I already whipped up a very simplistic Ghidra script to gather and print info. This script basically runs over all 29564 functions, gets their decompiled C code and does a String search for (lua_State *) and gets the trailing variable name (if it really is a variable cast). Here is the code for that script (please excuse the very crude code, it's just a work in progress lol):

import ghidra.app.decompiler.DecompInterface;
import ghidra.app.decompiler.DecompileResults;
import ghidra.app.decompiler.DecompiledFunction;
import ghidra.app.script.GhidraScript;
import ghidra.program.model.listing.Function;
import ghidra.program.model.listing.FunctionIterator;

public class RenameRetypeCastsBulk extends GhidraScript {

    public void run() throws Exception {
        int startIndex;
        int endIndex;
        int foundIndex;
        char c;
        String var;
        int cnt = 0;
        int total = getCurrentProgram().getFunctionManager().getFunctionCount();
        String searchForCast = "lua_State *"; // hardcoded value right now, will be dynamic user input later
        int decompileTimeout = 10; // seconds

        DecompInterface decompiler = new DecompInterface();
        decompiler.openProgram(currentProgram);

        FunctionIterator iterator = getCurrentProgram().getFunctionManager().getFunctions(true);
        while (iterator.hasNext() && !getMonitor().isCancelled()) {
            cnt++;
            setToolStatusMessage("Progress: " + cnt + " / " + total, false);
            startIndex = 0;

            Function function = iterator.next();
            DecompileResults decompileResults = decompiler.decompileFunction(function, decompileTimeout, null);
            DecompiledFunction decompiledFunction =  decompileResults.getDecompiledFunction();
            if(decompiledFunction == null) {
                println("Unable to get decompiled function for " + function.getName());
                continue;
            }
            String decompiledCode = decompiledFunction.getC();
            do {
                foundIndex = decompiledCode.indexOf("(" + searchForCast + ")", startIndex);
                if(foundIndex != -1) {
                    c = decompiledCode.charAt(foundIndex + searchForCast.length() + 2);
                    // very simplistic check if cast is followed by a variable
                    // currently a valid variable is considered starting with a letter or underscore, and only consisting of letters/numbers/underscores thereafter
                    if(!Character.isLetter(c) && c != '_') {
                        startIndex = foundIndex + searchForCast.length() + 3; // setting up startIndex to try another search for a variable cast
                        continue; // not a valid variable name - probably casting a scalar value
                    }
                    for(endIndex = foundIndex + searchForCast.length() + 3; endIndex < decompiledCode.length(); endIndex++) {
                        c = decompiledCode.charAt(endIndex);
                        if(!Character.isLetterOrDigit(c) && c != '_') break;
                    }
                    var = decompiledCode.substring(foundIndex + searchForCast.length() + 2, endIndex);
                    println(function.getName() + " found cast of " + var);
                    break; // found cast variable, no need to search further after first hit
                }
            } while(foundIndex != -1);
        }
    }

}

Improvements

As you might guess this is rather slooow.
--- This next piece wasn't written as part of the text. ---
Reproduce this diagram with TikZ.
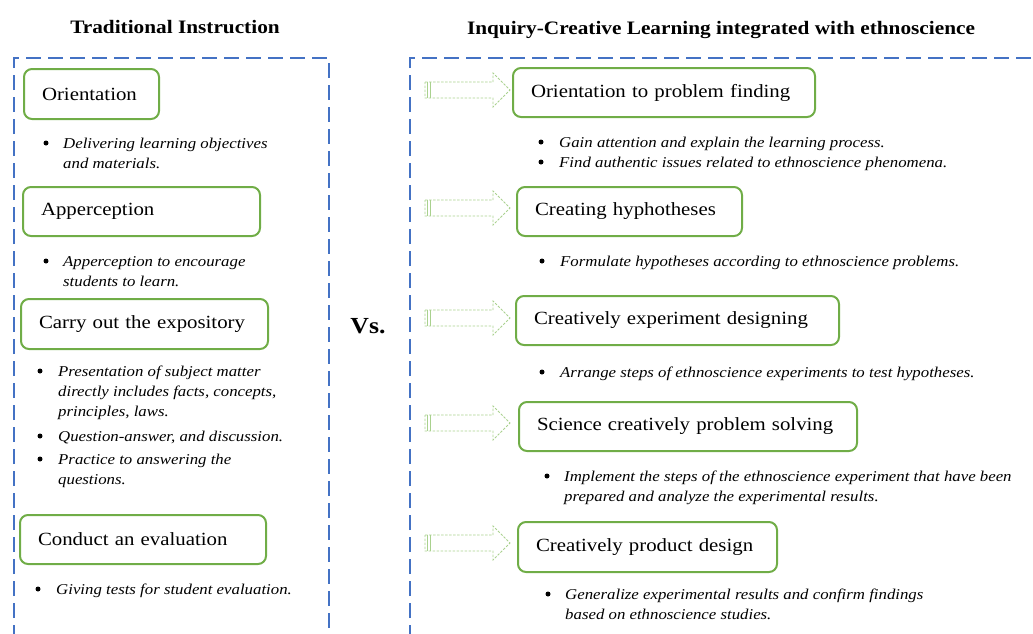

It seems, that it does a fresh decompile of each and every function when calling getDecompiledFunction(), instead of loading something from cache. Even when running the same script again and again, without altering anything. My goal is to adjust the script later to not only print when finding those casts, but instead alter the function parameter via script and then run multiple times afterwards, since those alterations will lead to lua_State * casts popping up at new places, because the altered functions now require them. If I am not completely mistaken I think that IDA saves it's decompilation output persistently in it's database/repository and loads it when looking at the same function again. Such a thing would be a huge boost in performance when either dealing with chonky functions or doing bulk edits like me.

Implementation

I am absolutely aware that this is the exact opposite of a trivial matter, and that there certainly will be some further questions popping up when starting to implement. Here is what came to my mind when thinking about the implementation:

What are your thoughts on this?

Best regards, BMC

BlackMagicCoding commented 3 months ago

Heyo @ryanmkurtz and others, just wanted to poke a little, asking if this is something you still might consider, or if you think it is very unlikely. I am absolutely not in a hurry at all, just wanted to reel in some form of update on it ^^ Best regards, BMC

ryanmkurtz commented 3 months ago

I directed the ticket to the right team member.